|Rufus two years and 11 months (but also eight weeks, 10 months, one year and four months)|
|Laurie nine and a half months (but also six weeks, four months and seven and a half months)|
One summer, long enough ago that I don't really want to work out exactly how long ago it was, I took a women's writing course at UCLA. I got to sit in one of those desks with a table attached to them which would be an utter nightmare if you're left handed (although I'm sure they do left handed ones these days). I got to see where they filmed Buffy every single day because I lived right there on campus, I got to watch "soccer" games and go to Santa Monica on the bus. And I got to read a whole lot of American women's literature.
That was the first time I read Eleven a short story by Sandra Cisneros. At the time it was just another story in a long old list to get through before I could do yoga under the pine trees, go to Jamba Juice or sit by the pool. The second time I read Eleven was last week on a blog I came across and this time it hit me in the stomach and rang bells in my ears.
There have been times recently when I've found myself silently screaming in my head "Rufus - you are not a baby stop acting like one." Or "Laurie, for goodness sake you're nearly 10 months old not 10 weeks old go to bloody sleep."

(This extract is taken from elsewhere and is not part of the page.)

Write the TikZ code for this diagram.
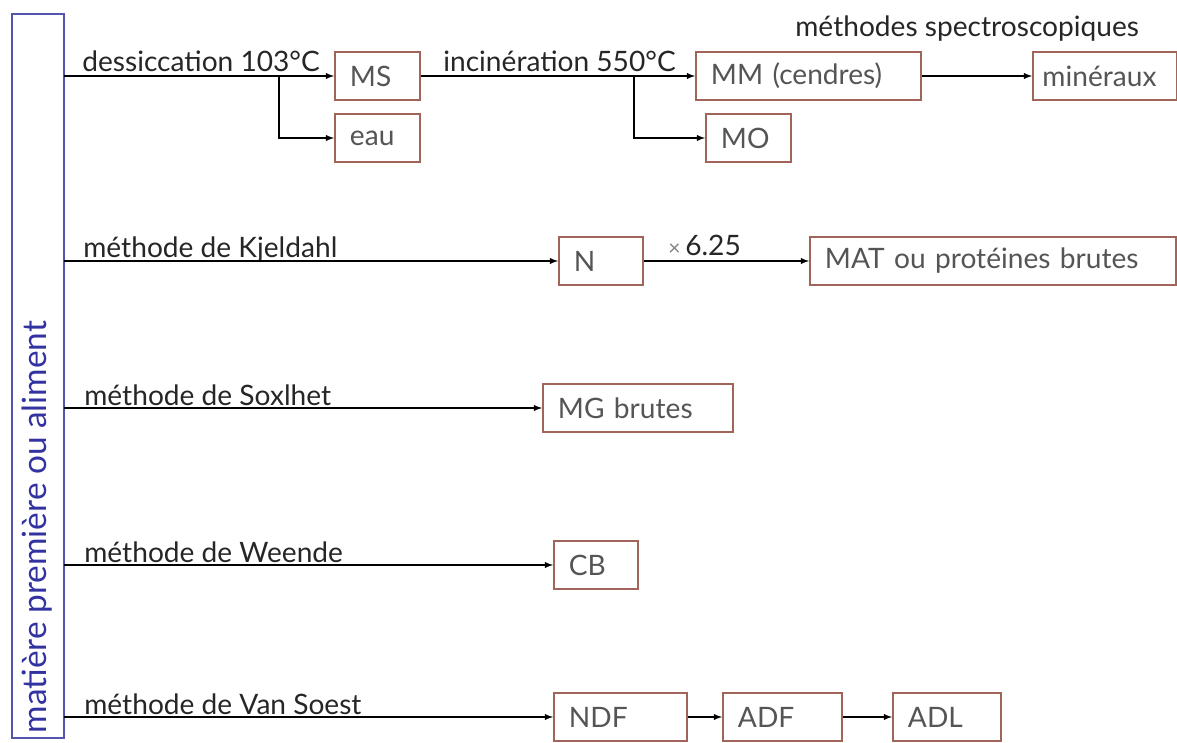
\documentclass[tikz,border=0pt]{standalone}
\usepackage{fontspec}
\setmainfont{Lato}
\definecolor{brique}{RGB}{160,100,88}
\definecolor{grisbox}{RGB}{85,85,85}
\definecolor{bleump}{RGB}{85,85,175}
\definecolor{bleutxt}{RGB}{50,50,160}
\tikzset{
  boite/.style={draw=brique, line width=1.1pt, fill=white, text=grisbox, anchor=west,
    inner xsep=0.3cm, minimum height=0.96cm, text width=#1, align=left,
    font=\fontsize{16}{19}\selectfont},
  etiq/.style={anchor=base west, inner sep=0pt, text=black!85,
    font=\fontsize{16}{19}\selectfont}
}
\begin{document}
\begin{tikzpicture}
[x=0.02cm,y=-0.02cm]
\useasboundingbox (0,0) rectangle (1177,743);

% matiere premiere
\draw[bleump,line width=1.2pt] (12,14) rectangle (64,738);
\node (mp) [rotate=90, text=bleutxt, inner sep=0pt, font=\fontsize{19}{22}\selectfont] at (37,527) {matière première ou aliment};

\foreach \y/\n in {76/1,261/2,408/3,565/4,717/5}
{
  \coordinate (r\n) at (64,\y);
}

% boites
\node (MS)  [boite=1.10cm] at (334,76)  {MS};
\node (eau) [boite=1.10cm] at (334,138) {eau};
\node (MM)  [boite=3.90cm] at (695,76)  {MM (cendres)};
\node (MO)  [boite=1.10cm] at (705,138) {MO};
\node (min) [boite=2.50cm, inner xsep=0.19cm] at (1032,76) {minéraux};
\node (N)   [boite=1.08cm] at (558,261) {N};
\node (MAT) [boite=6.72cm] at (809,261) {MAT ou protéines brutes};
\node (MG)  [boite=3.20cm] at (542,408) {MG brutes};
\node (CB)  [boite=1.08cm] at (553,565) {CB};
\node (NDF) [boite=2.06cm] at (553,717) {NDF};
\node (ADF) [boite=1.78cm] at (722,717) {ADF};
\node (ADL) [boite=1.56cm] at (892,717) {ADL};

% etiquettes
\node (l1) [etiq] at (82,72)   {dessiccation 103°C};
\node (l2) [etiq] at (443,72)  {incinération 550°C};
\node (l3) [etiq] at (795,37)  {méthodes spectroscopiques};
\node (l4) [etiq] at (83,258)  {méthode de Kjeldahl};
\node (l5) [etiq] at (668,256) {{\color{gray}\fontsize{12}{14}\selectfont ×}\,6.25};
\node (l6) [etiq] at (84,405)  {méthode de Soxlhet};
\node (l7) [etiq] at (84,562)  {méthode de Weende};
\node (l8) [etiq] at (84,714)  {méthode de Van Soest};

% fleches
\coordinate (b1) at (279,76);
\coordinate (b2) at (634,76);
\draw[->,>=latex,semithick] (r1) -- (MS.west);
\draw[->,>=latex,semithick] (b1) |- (eau.west);
\draw[->,>=latex,semithick] (MS.east) -- (MM.west);
\draw[->,>=latex,semithick] (b2) |- (MO.west);
\draw[->,>=latex,semithick] (MM.east) -- (min.west);
\draw[->,>=latex,semithick] (r2) -- (N.west);
\draw[->,>=latex,semithick] (N.east) -- (MAT.west);
\draw[->,>=latex,semithick] (r3) -- (MG.west);
\draw[->,>=latex,semithick] (r4) -- (CB.west);
\draw[->,>=latex,semithick] (r5) -- (NDF.west);
\draw[->,>=latex,semithick] (NDF.east) -- (ADF.west);
\draw[->,>=latex,semithick] (ADF.east) -- (ADL.west);
\end{tikzpicture}
\end{document}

I've been on a quest for more patience for all but about two of the years I've spent in this world and Eleven might just be helping me get some. I'm trying to remember the words of wise old Sandra every time my silent or sometimes not so silent screams well up in my mind/throat. I try to think that when Rufus wants to hang off my leg it's just because actually my tall, lanky, gregarious almost-three-year-old boy is still somewhere underneath the shy little 10 month old who didn't like to leave my side. And that when Laurie wakes up in the night it's because he's still a little bit of that chunky, curled up newborn boy who just wants me to cuddle him and sniff his head which curiously always smells like biscuits.
And I try to give myself a break too, because sometimes I'm still the 21 year old me who makes me cringe when she speaks, or the petulant two year old me that just wants to keep all the toys to myself and not share with Rufus when he's being horrid. I'm still the 28 year old me who desperately wants to lie in bed on a Sunday morning only to drag myself for a pub lunch and an afternoon nap. And I'm sure Mr Jones would agree that for at least one week a month I am very much my hormonal 13 year old self who hated boys and everything they stood for.